Serologic Tests for Lyme Disease Yield Disparate Results
Excerpted from Journal Watch ( Posted: 02/04/2012)
When serum samples were tested for anti-Borrelia antibodies using eight commercially available ELISAs and five immunoblot assays, intertest agreement was only modest.
Current guidelines for diagnosing Lyme disease include a two-tier testing algorithm: an enzyme-linked immunosorbent assay (ELISA) for detecting anti-Borrelia antibodies, followed by immunoblot confirmation of positive ELISA results. Commercially available tests are based on sonicated whole-cell Borrelia antigens, recombinant antigens, or a mixture of the two.
To compare the performance of these assays, researchers in the Netherlands tested serum samples for anti-Borrelia antibodies using eight commercial ELISAs and five immunoblots (4 commercial, 1 investigator-made). The 89 samples were from 59 patients with suspected Lyme disease, 14 healthy controls, and 16 patients with syphilis or Mycoplasma pneumoniae infection — conditions associated with highly cross-reactive antibodies.
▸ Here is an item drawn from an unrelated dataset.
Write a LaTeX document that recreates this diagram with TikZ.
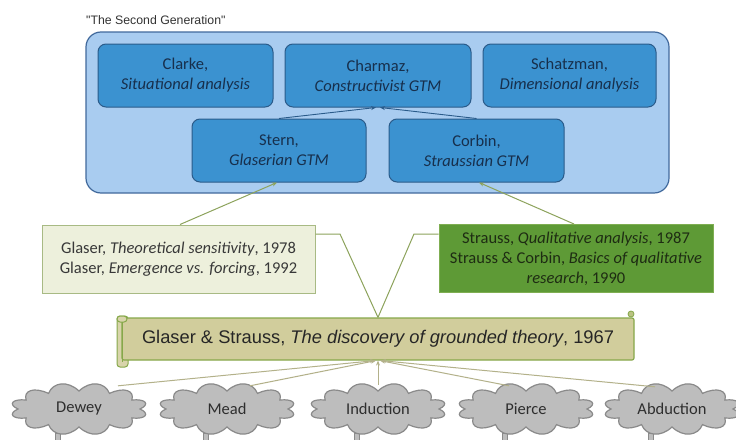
\documentclass[tikz,border=0pt]{standalone}
\usepackage{fontspec}
\setmainfont{Carlito}
\newfontfamily\arialf{Liberation Sans}
\usetikzlibrary{arrows.meta,calc}
\definecolor{outerfill}{HTML}{A9CCF0}
\definecolor{outerdraw}{HTML}{41699C}
\definecolor{innerfill}{HTML}{3B92D0}
\definecolor{innerdraw}{HTML}{2A5B8A}
\definecolor{innertext}{HTML}{172F4C}
\definecolor{glaserfill}{HTML}{EDF0DC}
\definecolor{glaserdraw}{HTML}{A8BA84}
\definecolor{straussfill}{HTML}{5E9A36}
\definecolor{straussdraw}{HTML}{7FAE52}
\definecolor{straussText}{HTML}{1E2C13}
\definecolor{gsfill}{HTML}{D1CD9C}
\definecolor{gsdraw}{HTML}{86A84A}
\definecolor{linkgreen}{HTML}{8DA35C}
\definecolor{linktan}{HTML}{B3B18A}
\definecolor{cloudfill}{HTML}{BDBDBD}
\definecolor{clouddraw}{HTML}{8A8A8A}
\definecolor{cloudtext}{HTML}{2E2E2E}
\tikzset{
  innerbox/.style={draw=innerdraw, line width=1pt, fill=innerfill, rounded corners=8pt,
    minimum height=63pt, align=center, text=innertext,
    font=\fontsize{16.5}{20}\selectfont, inner sep=0pt},
  bookbox/.style={line width=1pt, minimum height=68pt, minimum width=273pt,
    align=center, font=\fontsize{16.5}{20}\selectfont, inner sep=0pt},
  cloudlabel/.style={minimum width=138pt, minimum height=48pt, inner sep=0pt,
    text=cloudtext, font=\fontsize{16.5}{18}\selectfont},
  cloudpath/.style={draw=clouddraw, line width=1.2pt, fill=cloudfill},
  navyarrow/.style={draw=innerdraw, line width=0.9pt, -{Stealth[length=5pt,width=4pt]}},
  greenarrow/.style={draw=linkgreen, line width=1pt, -{Stealth[length=5pt,width=4pt]}},
  greenline/.style={draw=linkgreen, line width=1pt},
  tanarrow/.style={draw=linktan, line width=1pt, -{Stealth[length=5pt,width=4pt]}},
  stem/.style={fill=cloudfill, draw=clouddraw, line width=0.6pt}
}
% cloud outline around a named centre: #1 = name
\newcommand{\mycloudshape}[1]{%
  \draw[cloudpath] ($(#1)+(61,0)$)
    \foreach \t in {0,30,...,330}{
      .. controls ($(#1)+({72*cos(\t+9)},{29*sin(\t+9)})$)
              and ($(#1)+({72*cos(\t+21)},{29*sin(\t+21)})$)
      .. ($(#1)+({61*cos(\t+30)},{18*sin(\t+30)})$)
    } -- cycle;%
}
\begin{document}
\begin{tikzpicture}[x=1pt,y=-1pt]
\useasboundingbox (0,0) rectangle (736,439);
\fill[white] (0,0) rectangle (736,439);

% title
\node[font=\arialf\fontsize{12.3}{14}\selectfont, text=black!80, anchor=west, inner sep=0pt] (title) at (86,20) {"The Second Generation"};

% outer container
\node[draw=outerdraw, line width=1.2pt, fill=outerfill, rounded corners=15pt,
  minimum width=583pt, minimum height=161pt, inner sep=0pt] (outer) at (377.5,112.5) {};

% second generation boxes
\node[innerbox, minimum width=175pt] (clarke) at (185.5,75.5) {Clarke,\\\textit{Situational analysis}};
\node[innerbox, minimum width=186pt] (charmaz) at (378,75.5) {Charmaz,\\\textit{Constructivist GTM}};
\node[innerbox, minimum width=173pt] (schatzman) at (569.5,75.5) {Schatzman,\\\textit{Dimensional analysis}};
\node[innerbox, minimum width=174pt] (stern) at (279,150.5) {Stern,\\\textit{Glaserian GTM}};
\node[innerbox, minimum width=175pt] (corbin) at (476.5,150.5) {Corbin,\\\textit{Straussian GTM}};

\draw[navyarrow] (stern.north) -- ($(charmaz.south)+(-2,0)$);
\draw[navyarrow] (corbin.north) -- ($(charmaz.south)+(2,0)$);

% book boxes
\node[bookbox, draw=glaserdraw, fill=glaserfill, text=black!78] (glaser) at (178.5,259)
  {Glaser, \textit{Theoretical sensitivity}, 1978\\Glaser, \textit{Emergence vs. forcing}, 1992};
\node[bookbox, draw=straussdraw, fill=straussfill, text=straussText, minimum width=274pt] (strauss) at (576,258.5)
  {Strauss, \textit{Qualitative analysis}, 1987\\Strauss \& Corbin, \textit{Basics of qualitative}\\\textit{research}, 1990};

\draw[greenarrow] ($(glaser.north)+(1.5,0)$) -- ($(stern.south)+(-2,0)$);
\draw[greenarrow] ($(strauss.north)+(-2,0)$) -- ($(corbin.south)+(2.5,0)$);

% Glaser & Strauss scroll
\draw[gsdraw, line width=1pt, fill=gsfill!85!white, rounded corners=3pt] (117,316) rectangle (128,367);
\node[draw=gsdraw, line width=1.2pt, fill=gsfill, rounded corners=2pt, minimum width=512pt,
  minimum height=42pt, inner sep=0pt, text=black!85,
  font=\arialf\fontsize{18.3}{20}\selectfont] (gs) at (378,339)
  {Glaser \& Strauss, \textit{The discovery of grounded theory}, 1967};
\draw[gsdraw, line width=1pt, fill=gsfill!85!white, rounded corners=3pt] (117,316) rectangle (127,322);
\draw[gsdraw, line width=1pt] (122,322) -- (122,362);
\filldraw[draw=gsdraw, fill=gsfill!70!gsdraw, line width=0.8pt] (631,314) circle (3pt);

\coordinate (gl) at (340,234);
\coordinate (gr) at (414,234);
\draw[greenline] (gs.north) -- (gl) -- (glaser.east |- gl);
\draw[greenline] (gs.north) -- (gr) -- (strauss.west |- gr);

% clouds
\coordinate (cd) at (79,409);
\coordinate (cm) at (227,409);
\coordinate (ci) at (378,409);
\coordinate (cp) at (526,409);
\coordinate (ca) at (672,409);
\foreach \c in {cd,cm,ci,cp,ca}{
  \draw[stem] ($(\c)+(-24,24)$) rectangle ($(\c)+(-19,31)$);
  \mycloudshape{\c}
}
\node[cloudlabel] (dewey) at (cd) {Dewey};
\node[cloudlabel] (mead) at (cm) {Mead};
\node[cloudlabel] (induction) at (ci) {Induction};
\node[cloudlabel] (pierce) at (cp) {Pierce};
\node[cloudlabel] (abduction) at (ca) {Abduction};

\draw[tanarrow] ($(dewey.north)+(39,1)$) -- ($(gs.south)+(-3,0)$);
\draw[tanarrow] ($(mead.north)+(23,1)$) -- ($(gs.south)+(-2,0)$);
\draw[tanarrow] (induction.north) -- (gs.south);
\draw[tanarrow] ($(pierce.north)+(-17,1)$) -- ($(gs.south)+(2,0)$);
\draw[tanarrow] ($(abduction.north)+(-17,2)$) -- ($(gs.south)+(3,0)$);
\end{tikzpicture}
\end{document}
Of the 89 samples, 35 (39%) tested negative — and 16 (18%) tested positive — on all ELISAs. The remaining 38 (43%) tested positive on one to seven ELISAs. The proportion of samples with positive results on any one ELISA ranged from 34% to 59% for patients with suspected Lyme disease and from 0% to 38% for patients with cross-reactive antibodies. Samples from healthy controls almost always had negative ELISA results.